• AVAILABLE DATA:
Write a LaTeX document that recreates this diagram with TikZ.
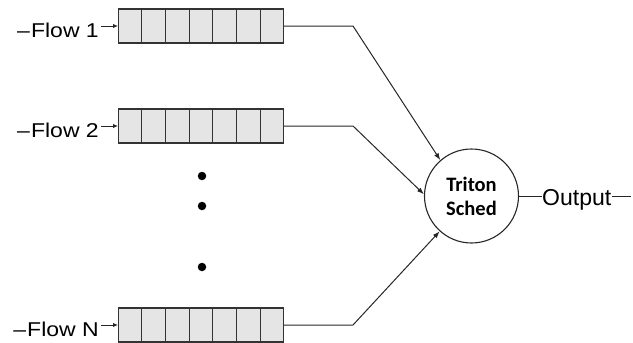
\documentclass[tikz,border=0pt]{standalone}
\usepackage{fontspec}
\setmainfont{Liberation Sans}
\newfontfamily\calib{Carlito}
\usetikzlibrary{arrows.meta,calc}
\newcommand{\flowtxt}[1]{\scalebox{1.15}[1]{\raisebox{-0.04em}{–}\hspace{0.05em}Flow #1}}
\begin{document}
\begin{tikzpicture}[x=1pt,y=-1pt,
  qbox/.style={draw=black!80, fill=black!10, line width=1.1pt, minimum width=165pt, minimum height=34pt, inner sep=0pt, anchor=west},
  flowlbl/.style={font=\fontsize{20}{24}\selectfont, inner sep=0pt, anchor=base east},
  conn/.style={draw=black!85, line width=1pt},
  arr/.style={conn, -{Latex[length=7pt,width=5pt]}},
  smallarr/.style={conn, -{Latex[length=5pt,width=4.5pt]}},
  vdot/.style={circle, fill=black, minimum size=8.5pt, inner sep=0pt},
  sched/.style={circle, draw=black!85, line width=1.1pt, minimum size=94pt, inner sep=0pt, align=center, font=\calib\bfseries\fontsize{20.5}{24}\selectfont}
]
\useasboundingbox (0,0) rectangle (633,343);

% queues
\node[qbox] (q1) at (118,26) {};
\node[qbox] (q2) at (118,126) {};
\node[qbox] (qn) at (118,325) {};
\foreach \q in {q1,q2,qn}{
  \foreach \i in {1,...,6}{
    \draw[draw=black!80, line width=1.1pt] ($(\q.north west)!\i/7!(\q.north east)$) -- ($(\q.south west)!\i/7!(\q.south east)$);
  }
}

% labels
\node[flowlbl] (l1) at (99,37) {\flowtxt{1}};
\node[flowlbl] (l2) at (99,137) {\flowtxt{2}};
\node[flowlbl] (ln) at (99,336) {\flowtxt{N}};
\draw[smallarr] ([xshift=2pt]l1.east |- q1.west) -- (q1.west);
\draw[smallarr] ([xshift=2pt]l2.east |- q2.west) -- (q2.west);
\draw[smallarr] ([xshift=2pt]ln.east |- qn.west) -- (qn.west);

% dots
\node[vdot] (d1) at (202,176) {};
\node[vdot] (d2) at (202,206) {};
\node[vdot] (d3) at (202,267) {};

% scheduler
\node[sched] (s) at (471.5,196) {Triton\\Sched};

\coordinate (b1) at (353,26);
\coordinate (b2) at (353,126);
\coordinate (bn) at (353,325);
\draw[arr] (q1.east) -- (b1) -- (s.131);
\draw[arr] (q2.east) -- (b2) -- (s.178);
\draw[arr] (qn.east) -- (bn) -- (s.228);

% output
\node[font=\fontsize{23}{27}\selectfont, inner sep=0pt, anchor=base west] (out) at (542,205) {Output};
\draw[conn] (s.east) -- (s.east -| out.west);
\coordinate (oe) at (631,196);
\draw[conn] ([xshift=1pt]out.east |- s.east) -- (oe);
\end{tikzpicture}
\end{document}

• GOAL:
Transcribe the full listing character for character. Pictures are excluded.

• WORKED ANSWER:
Write a LaTeX document that recreates this diagram with TikZ.
\documentclass[tikz,border=0pt]{standalone}
\usepackage{fontspec}
\setmainfont{Liberation Sans}
\newfontfamily\calib{Carlito}
\usetikzlibrary{arrows.meta,calc}
\newcommand{\flowtxt}[1]{\scalebox{1.15}[1]{\raisebox{-0.04em}{–}\hspace{0.05em}Flow #1}}
\begin{document}
\begin{tikzpicture}[x=1pt,y=-1pt,
  qbox/.style={draw=black!80, fill=black!10, line width=1.1pt, minimum width=165pt, minimum height=34pt, inner sep=0pt, anchor=west},
  flowlbl/.style={font=\fontsize{20}{24}\selectfont, inner sep=0pt, anchor=base east},
  conn/.style={draw=black!85, line width=1pt},
  arr/.style={conn, -{Latex[length=7pt,width=5pt]}},
  smallarr/.style={conn, -{Latex[length=5pt,width=4.5pt]}},
  vdot/.style={circle, fill=black, minimum size=8.5pt, inner sep=0pt},
  sched/.style={circle, draw=black!85, line width=1.1pt, minimum size=94pt, inner sep=0pt, align=center, font=\calib\bfseries\fontsize{20.5}{24}\selectfont}
]
\useasboundingbox (0,0) rectangle (633,343);

% queues
\node[qbox] (q1) at (118,26) {};
\node[qbox] (q2) at (118,126) {};
\node[qbox] (qn) at (118,325) {};
\foreach \q in {q1,q2,qn}{
  \foreach \i in {1,...,6}{
    \draw[draw=black!80, line width=1.1pt] ($(\q.north west)!\i/7!(\q.north east)$) -- ($(\q.south west)!\i/7!(\q.south east)$);
  }
}

% labels
\node[flowlbl] (l1) at (99,37) {\flowtxt{1}};
\node[flowlbl] (l2) at (99,137) {\flowtxt{2}};
\node[flowlbl] (ln) at (99,336) {\flowtxt{N}};
\draw[smallarr] ([xshift=2pt]l1.east |- q1.west) -- (q1.west);
\draw[smallarr] ([xshift=2pt]l2.east |- q2.west) -- (q2.west);
\draw[smallarr] ([xshift=2pt]ln.east |- qn.west) -- (qn.west);

% dots
\node[vdot] (d1) at (202,176) {};
\node[vdot] (d2) at (202,206) {};
\node[vdot] (d3) at (202,267) {};

% scheduler
\node[sched] (s) at (471.5,196) {Triton\\Sched};

\coordinate (b1) at (353,26);
\coordinate (b2) at (353,126);
\coordinate (bn) at (353,325);
\draw[arr] (q1.east) -- (b1) -- (s.131);
\draw[arr] (q2.east) -- (b2) -- (s.178);
\draw[arr] (qn.east) -- (bn) -- (s.228);

% output
\node[font=\fontsize{23}{27}\selectfont, inner sep=0pt, anchor=base west] (out) at (542,205) {Output};
\draw[conn] (s.east) -- (s.east -| out.west);
\coordinate (oe) at (631,196);
\draw[conn] ([xshift=1pt]out.east |- s.east) -- (oe);
\end{tikzpicture}
\end{document}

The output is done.